Maybe I shouldn’t be surprised. After all, I’ve been regularly writing about the Minnesota Orchestra for the online version of Showcase, recapping concerts, interviewing musicians and even observing a rehearsal. Understandably, people might think I have expertise in this field—but really, I don’t.
It’s not that I’m completely ignorant. I went to an arts high school as a music student, managed to play flute in the top-level orchestra of Minnesota Youth Symphonies, and studied with some amazing teachers. But I was a bit of a laggard, only getting serious about my studies in my later years of high school. That was a long time ago, and it’s pretty much where my music education ended.
Fast-forward to the present. I’d been blogging for years, covering topics of interest to various communities, but never on a consistent theme. Feeling nostalgic one day, I wrote about my MYS days playing under Manny Laureano, the Minnesota Orchestra’s principal trumpet. I pitched it to the Orchestra’s editor and was invited to write more.
Repeatedly writing about a specific subject—particularly an art form and an ensemble I revered—was intimidating, and it was something I had never done before. But I decided to embrace my good luck, get over my nerves and give it my all.
I started telling people about my blogs. About our Orchestra. About our musicians. And then the questions started coming. What did I know about the Orchestra’s history, or the music’s structural elements, or critiques of past performances? I had no idea about these things, no good answers.
So, if I’m not a music expert, then what exactly am I doing? Just this: I write about how the music feels, and I write for the people who, like me, are head over heels in love with music.
My time at Orchestra Hall has connected me with people who can’t read a single note of music or tell you a thing about the composer. (Even though some have been coming for enough decades to remember when the Orchestra played at Northrop at the University of Minnesota.) We come to the Hall and mingle in the lobby, an assorted throng of the casual and the sophisticated, and take our seats in the auditorium.

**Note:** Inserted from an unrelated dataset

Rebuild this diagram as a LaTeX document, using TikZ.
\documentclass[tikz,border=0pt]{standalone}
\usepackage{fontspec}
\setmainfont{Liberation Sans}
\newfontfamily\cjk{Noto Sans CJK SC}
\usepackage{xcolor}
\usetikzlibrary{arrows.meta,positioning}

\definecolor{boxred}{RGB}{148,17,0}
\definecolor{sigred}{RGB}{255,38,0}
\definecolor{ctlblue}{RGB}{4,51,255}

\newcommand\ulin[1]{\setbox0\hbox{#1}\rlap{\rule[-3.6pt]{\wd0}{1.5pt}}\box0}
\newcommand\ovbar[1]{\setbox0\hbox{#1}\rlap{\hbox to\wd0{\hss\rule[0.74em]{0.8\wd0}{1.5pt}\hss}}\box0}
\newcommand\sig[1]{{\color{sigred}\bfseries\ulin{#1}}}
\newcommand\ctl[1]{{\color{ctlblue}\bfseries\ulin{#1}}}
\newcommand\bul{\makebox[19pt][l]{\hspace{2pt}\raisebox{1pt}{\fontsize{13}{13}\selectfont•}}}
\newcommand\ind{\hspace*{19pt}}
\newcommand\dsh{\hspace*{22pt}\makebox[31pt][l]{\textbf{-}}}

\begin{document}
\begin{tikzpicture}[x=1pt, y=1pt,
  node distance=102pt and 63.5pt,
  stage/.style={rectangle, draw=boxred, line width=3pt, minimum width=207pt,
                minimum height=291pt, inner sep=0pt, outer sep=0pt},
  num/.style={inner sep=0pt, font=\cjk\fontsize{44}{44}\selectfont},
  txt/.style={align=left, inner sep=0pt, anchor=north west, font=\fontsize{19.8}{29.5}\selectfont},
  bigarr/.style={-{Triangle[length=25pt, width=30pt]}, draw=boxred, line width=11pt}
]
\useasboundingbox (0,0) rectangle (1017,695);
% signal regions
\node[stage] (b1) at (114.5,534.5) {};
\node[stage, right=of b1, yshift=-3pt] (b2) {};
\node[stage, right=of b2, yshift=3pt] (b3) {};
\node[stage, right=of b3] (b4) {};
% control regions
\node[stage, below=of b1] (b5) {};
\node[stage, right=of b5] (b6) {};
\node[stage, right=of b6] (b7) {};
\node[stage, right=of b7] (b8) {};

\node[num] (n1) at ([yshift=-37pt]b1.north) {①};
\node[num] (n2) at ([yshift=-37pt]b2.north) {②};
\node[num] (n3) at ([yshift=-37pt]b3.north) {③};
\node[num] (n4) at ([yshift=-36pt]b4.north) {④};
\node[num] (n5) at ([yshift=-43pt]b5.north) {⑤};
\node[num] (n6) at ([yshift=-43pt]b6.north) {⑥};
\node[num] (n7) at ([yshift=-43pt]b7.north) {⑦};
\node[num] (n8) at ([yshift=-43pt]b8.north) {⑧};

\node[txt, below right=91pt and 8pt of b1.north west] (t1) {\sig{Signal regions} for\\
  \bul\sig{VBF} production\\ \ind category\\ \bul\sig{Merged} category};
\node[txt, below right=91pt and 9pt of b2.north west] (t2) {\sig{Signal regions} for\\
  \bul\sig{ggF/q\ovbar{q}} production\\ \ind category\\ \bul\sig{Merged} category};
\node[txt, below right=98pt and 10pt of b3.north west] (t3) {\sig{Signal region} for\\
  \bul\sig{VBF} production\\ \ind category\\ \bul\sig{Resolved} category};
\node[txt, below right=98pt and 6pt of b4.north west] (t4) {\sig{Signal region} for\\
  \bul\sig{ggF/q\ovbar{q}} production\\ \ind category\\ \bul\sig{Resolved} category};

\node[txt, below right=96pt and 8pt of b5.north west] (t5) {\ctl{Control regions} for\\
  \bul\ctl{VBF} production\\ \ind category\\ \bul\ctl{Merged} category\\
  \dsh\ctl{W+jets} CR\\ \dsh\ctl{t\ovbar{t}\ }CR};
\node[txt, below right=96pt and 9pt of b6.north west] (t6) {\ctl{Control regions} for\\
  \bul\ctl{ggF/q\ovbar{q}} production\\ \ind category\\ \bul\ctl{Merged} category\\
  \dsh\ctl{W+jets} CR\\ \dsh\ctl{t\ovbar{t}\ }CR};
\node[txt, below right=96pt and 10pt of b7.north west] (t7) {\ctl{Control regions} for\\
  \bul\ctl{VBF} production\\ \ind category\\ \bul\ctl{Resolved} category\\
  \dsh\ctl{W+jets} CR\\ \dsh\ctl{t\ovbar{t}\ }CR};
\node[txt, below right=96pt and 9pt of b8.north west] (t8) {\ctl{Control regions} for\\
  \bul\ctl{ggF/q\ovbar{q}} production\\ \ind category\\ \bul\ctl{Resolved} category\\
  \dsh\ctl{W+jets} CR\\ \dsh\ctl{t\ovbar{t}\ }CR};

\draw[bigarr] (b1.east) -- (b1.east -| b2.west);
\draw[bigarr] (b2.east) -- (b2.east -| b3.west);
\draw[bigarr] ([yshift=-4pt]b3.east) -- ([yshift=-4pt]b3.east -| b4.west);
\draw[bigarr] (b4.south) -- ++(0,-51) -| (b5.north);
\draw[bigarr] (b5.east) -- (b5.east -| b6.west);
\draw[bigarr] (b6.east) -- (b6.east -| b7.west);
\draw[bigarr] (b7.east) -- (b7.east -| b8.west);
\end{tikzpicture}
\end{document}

We may start side by side as strangers, but as we hold our breath together, we become silent comrades as the music washes away our daily trials. We listen to notes that sound first like a thousand butterflies—uncontainable and magnificent in their abundance—then give way to something mysterious, lush and rounded and dark. We experience moments when the music is so sweet and pure and fleeting, we want to weep for its existence.

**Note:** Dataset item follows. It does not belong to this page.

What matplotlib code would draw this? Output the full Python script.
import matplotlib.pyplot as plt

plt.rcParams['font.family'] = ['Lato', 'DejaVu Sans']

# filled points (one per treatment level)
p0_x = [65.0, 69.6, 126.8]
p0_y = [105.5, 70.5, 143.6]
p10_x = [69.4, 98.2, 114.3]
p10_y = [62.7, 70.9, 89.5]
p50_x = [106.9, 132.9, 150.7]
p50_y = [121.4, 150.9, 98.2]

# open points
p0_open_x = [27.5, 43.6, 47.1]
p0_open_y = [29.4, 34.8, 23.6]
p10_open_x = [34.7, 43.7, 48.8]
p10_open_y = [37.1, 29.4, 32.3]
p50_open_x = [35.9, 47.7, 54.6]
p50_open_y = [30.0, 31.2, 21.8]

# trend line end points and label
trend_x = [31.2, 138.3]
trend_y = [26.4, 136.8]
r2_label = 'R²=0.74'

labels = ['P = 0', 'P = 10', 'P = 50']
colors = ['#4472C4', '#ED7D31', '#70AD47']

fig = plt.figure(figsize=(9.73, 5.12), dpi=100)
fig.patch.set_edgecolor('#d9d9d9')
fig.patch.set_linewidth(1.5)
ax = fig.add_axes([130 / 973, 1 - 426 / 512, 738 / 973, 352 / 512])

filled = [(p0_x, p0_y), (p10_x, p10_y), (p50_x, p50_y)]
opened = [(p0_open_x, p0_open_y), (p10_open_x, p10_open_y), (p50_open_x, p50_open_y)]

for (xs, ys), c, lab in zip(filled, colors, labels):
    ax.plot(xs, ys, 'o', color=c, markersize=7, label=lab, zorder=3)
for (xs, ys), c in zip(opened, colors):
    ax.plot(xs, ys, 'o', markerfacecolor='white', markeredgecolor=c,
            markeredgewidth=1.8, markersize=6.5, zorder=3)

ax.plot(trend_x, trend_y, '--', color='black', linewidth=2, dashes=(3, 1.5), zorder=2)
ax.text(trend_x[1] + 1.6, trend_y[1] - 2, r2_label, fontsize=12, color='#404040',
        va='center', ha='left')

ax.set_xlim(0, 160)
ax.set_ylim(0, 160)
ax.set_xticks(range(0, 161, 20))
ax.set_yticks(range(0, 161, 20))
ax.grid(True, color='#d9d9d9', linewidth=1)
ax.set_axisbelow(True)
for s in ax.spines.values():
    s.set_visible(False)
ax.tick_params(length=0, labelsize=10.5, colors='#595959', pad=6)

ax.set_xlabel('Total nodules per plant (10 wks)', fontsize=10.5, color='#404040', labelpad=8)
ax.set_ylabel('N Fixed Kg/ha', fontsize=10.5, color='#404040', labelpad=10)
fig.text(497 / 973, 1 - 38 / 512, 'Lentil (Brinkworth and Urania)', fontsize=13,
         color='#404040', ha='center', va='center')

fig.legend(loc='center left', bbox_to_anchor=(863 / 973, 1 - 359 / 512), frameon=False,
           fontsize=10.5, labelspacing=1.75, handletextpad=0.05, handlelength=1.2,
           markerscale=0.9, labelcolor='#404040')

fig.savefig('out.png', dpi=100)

Sometimes, when I can’t make it to Orchestra Hall, I sit alone in the dark and listen to the Orchestra on Minnesota Public Radio. Without the grandeur of the Hall’s space and my high heels, the broadcast feels like an intimate conversation with an old friend.
These are the things I write about.
I like to think it’s universal and why music exists. To know what beauty is. And now when people ask me about my expertise in music, I finally have a good answer, one I say with heartfelt enthusiasm every time.
I’m not a music expert. I’m a music lover.